[edit]
PAC Learning with Constant-Partition Classification Noise and Applications to Decision Tree Induction
Proceedings of the Sixth International Workshop on Artificial Intelligence and Statistics, PMLR R1:147-156, 1997.
Abstract
We consider the problem of concept learning in Valiant’s PAC learning model in which the data used for learning is noisy. Specifically, we introduce a new model of noise called \emph{constant-partition classification noise} (CPCN) which generalizes the standard model of classification noise to allow different examples to have different rates of random misclassification. One example of CPCN type noise is data with differing rates of false positives and false negatives.

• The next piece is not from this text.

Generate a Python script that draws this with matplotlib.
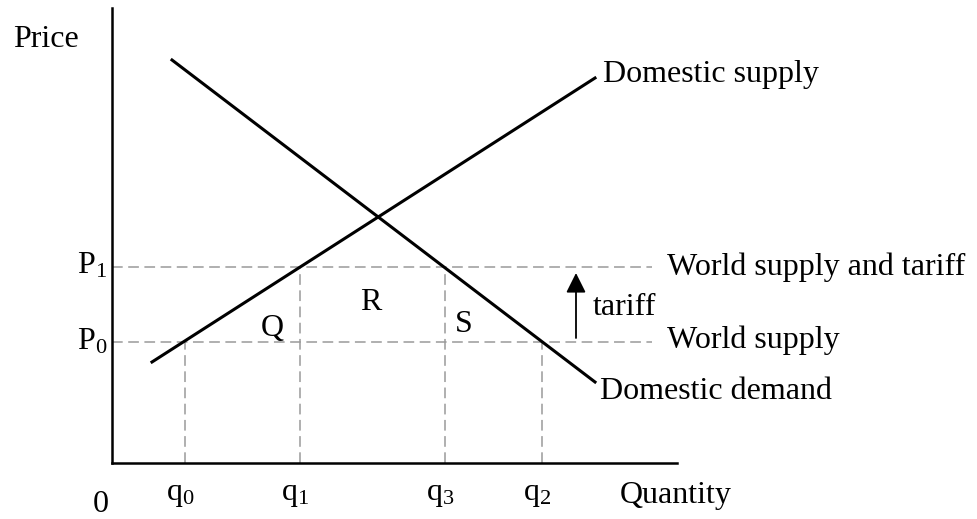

We then show how to learn in the presense of CPCN for any concept class learnable by statistical queries. This set of classes includes every concept class known to be learnable in the presense of standard classification noise. Our model is the first such non-uniform generalization of the standard classification noise model that allows efficient learning of this wide range of concept classes. We then examine standard methods of decision tree induction in the context of noisy data. We observe that the core of commonly used algorithms such as ID3, CART and c4.5 are not robust to CPCN noise, or even to standard classification noise. We therefore propose a simple modification to these algorithms in order to make them robust against CPCN. The modification is based on the statistical query techniques for CPCN described above.